Pensé entonces en esos maravillosos momentos que la vida te
regala sin que tú hagas absolutamente nada para merecerlo. Días atrás había
tenido unos instantes de parecida intensidad. Era sábado por la mañana y yo
caminaba por las calles de Usera después de hacerme una analítica para el
preoperatorio de la intervención de cataratas que me realizarían después de una
semana. Había desayunado en un bar y el dependiente, un negro negro salido de Lo que el viento se llevó me había
saludado con un familiar "buenos días, vecino" y me había puesto un
café con un croissant a la plancha cubierto de mantequilla y mermelada; después me había echado a la calle como quien emplea su relajado ocio matinal
por una desconocida ciudad de alguna parte de Serbia o Rumanía. Y fue unos
pocos minutos más tarde que ocurrió de nuevo el milagro. Sentí que por mis
órganos internos, desde los pies a la cabeza, empezaban a formarse pequeños
riachuelos de felicidad. Comenzaban a aglutinarse alrededor de las rodillas y
poco a poco me subían a lo largo del cuerpo como un espumoso champán para
remansarse a la altura del plexo solar, un lugar donde Unica
Zurn, recogiendo enseñanzas orientales, localizaba el centro de la persona, un
lugar donde el dolor y la alegría de vivir se daban cita. Las calles de Usera
estaban dominicalmente tranquilas. Sufrí de niño una atrofia del nervio óptico del
ojo derecho que me llevó a perder la visión de ese ojo y
siempre tuve miedo de perder algún día la vista del único ojo que me queda. Paseaba
lentamente, disfrutaba de esta mañana de primavera, me sentía discretamente
feliz, ya ni siquiera me asustaba esa posibilidad remota de un accidente
quirúrgico que me dejara ciego. Paseando por Usera sentía que la vida me había dado
tanto que sólo me preocuparía lo que pudiera implicar a mi familia una
situación así; pero esta sensación era una más entre otras, otras en donde era posible
escuchar el murmullo de las olas arrastrándose por un lecho de cantos rodados
que sonaban como campanillas de un templo tibetano.

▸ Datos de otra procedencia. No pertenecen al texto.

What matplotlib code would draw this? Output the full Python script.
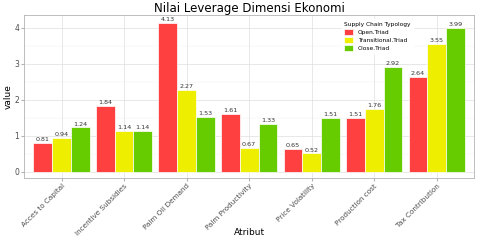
import matplotlib
matplotlib.use("Agg")
import matplotlib.pyplot as plt
import numpy as np

categories = ["Acces to Capital", "Incentive Subsidies", "Palm Oil Demand",
              "Palm Productivity", "Price Volatility", "Production cost", "Tax Contribution"]
open_triad = [0.81, 1.84, 4.13, 1.61, 0.65, 1.51, 2.64]
transitional_triad = [0.94, 1.14, 2.27, 0.67, 0.52, 1.76, 3.55]
close_triad = [1.24, 1.14, 1.53, 1.33, 1.51, 2.92, 3.99]

series = [("Open.Triad", open_triad, "#FF4040"),
          ("Transitional.Triad", transitional_triad, "#EEEE00"),
          ("Close.Triad", close_triad, "#66CC00")]

fig = plt.figure(figsize=(4.8, 2.4), dpi=100)
ax = fig.add_axes([0.05, 0.258, 0.938, 0.68])

x = np.arange(len(categories))
w = 0.3
for i, (name, vals, col) in enumerate(series):
    pos = x + (i - 1) * w
    ax.bar(pos, vals, width=w, color=col, edgecolor="white", linewidth=0.5,
           label=name, zorder=3)
    for px, v in zip(pos, vals):
        ax.text(px, v + 0.02, f"{v:.2f}", ha="center", va="bottom",
                fontsize=4.6, color="#333333", zorder=4)

ax.set_xlim(-0.6, 6.6)
ax.set_ylim(-0.17, 4.36)
ax.set_yticks([0, 1, 2, 3, 4])
ax.set_yticks([0.5, 1.5, 2.5, 3.5], minor=True)
ax.set_xticks(x)
ax.set_xticklabels(categories, rotation=45, ha="right", rotation_mode="anchor",
                   fontsize=5.2, color="#4D4D4D")
ax.tick_params(axis="y", labelsize=5.5, labelcolor="#4D4D4D", length=2, color="#B3B3B3", pad=1.5)
ax.tick_params(axis="x", length=2, color="#B3B3B3", pad=1.5)
ax.tick_params(axis="y", which="minor", length=0)
ax.grid(True, which="major", color="#DEDEDE", linewidth=0.5, zorder=0)
ax.grid(True, which="minor", axis="y", color="#EFEFEF", linewidth=0.3, zorder=0)
for s in ax.spines.values():
    s.set_color("#B3B3B3")
    s.set_linewidth(0.6)

ax.set_ylabel("value", fontsize=6.5, labelpad=1)
fig.text(0.519, 0.033, "Atribut", ha="center", va="center", fontsize=6.5)
ax.set_title("Nilai Leverage Dimensi Ekonomi", fontsize=8.5, pad=2)

leg = ax.legend(title="Supply Chain Typology", fontsize=4.2, title_fontsize=4.2,
                loc="upper right", bbox_to_anchor=(0.87, 0.99), frameon=True,
                handlelength=1.6, handleheight=1.3, borderpad=0.4, labelspacing=0.3,
                alignment="left")
leg.get_frame().set_edgecolor("white")
leg.get_frame().set_facecolor("white")
leg.get_frame().set_alpha(1)

fig.savefig("out.png", dpi=100)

En las proximidades de las vías del Cercanías los taludes se
han llenado de amapolas y jaramagos, rojo sangre y amarillos de esos que
pueblan tantos cuadros de Van Gogh. Tiempo como detenido a la vera de las
ocupaciones diarias, de los asuntos de la política que median en las
proximidades de unas elecciones. Que pasen estas cosas dentro de uno de tanto
en tanto es uno de los mejores regalos que se pueda concebir y que confirman
aquella idea de Wells en La puerta en el muro,
hoy escribo por segunda vez de esta dichosa puerta, de que no se encuentra
lo que se busca, de ahí ese absurdo de pretender buscar la felicidad, esa cosa
tan escurridiza que sólo asoma sus naricillas por nuestro organismo cuando a
ella le da la gana y como mucho en circunstancias en que hemos sido capaces de
crear las condiciones necesarias en nuestro cuerpo y en nuestro ánimo para que
ella germine. Luz, humedad, calor, ciertas lecturas, cierta música, ciertas
actividades en la soledad de la noche en el mar o las montañas, cierto trabajo
de atención a la abuela que tan viejita está... quién sabe los caminos del
Señor. Quién sabe si sólo se trata de un porque sí, un algo que como sucede en
primavera en algún insólito lugar desértico surge por generación espontánea
para llenar de belleza unos pocos e inhóspitos centímetros cuadrados.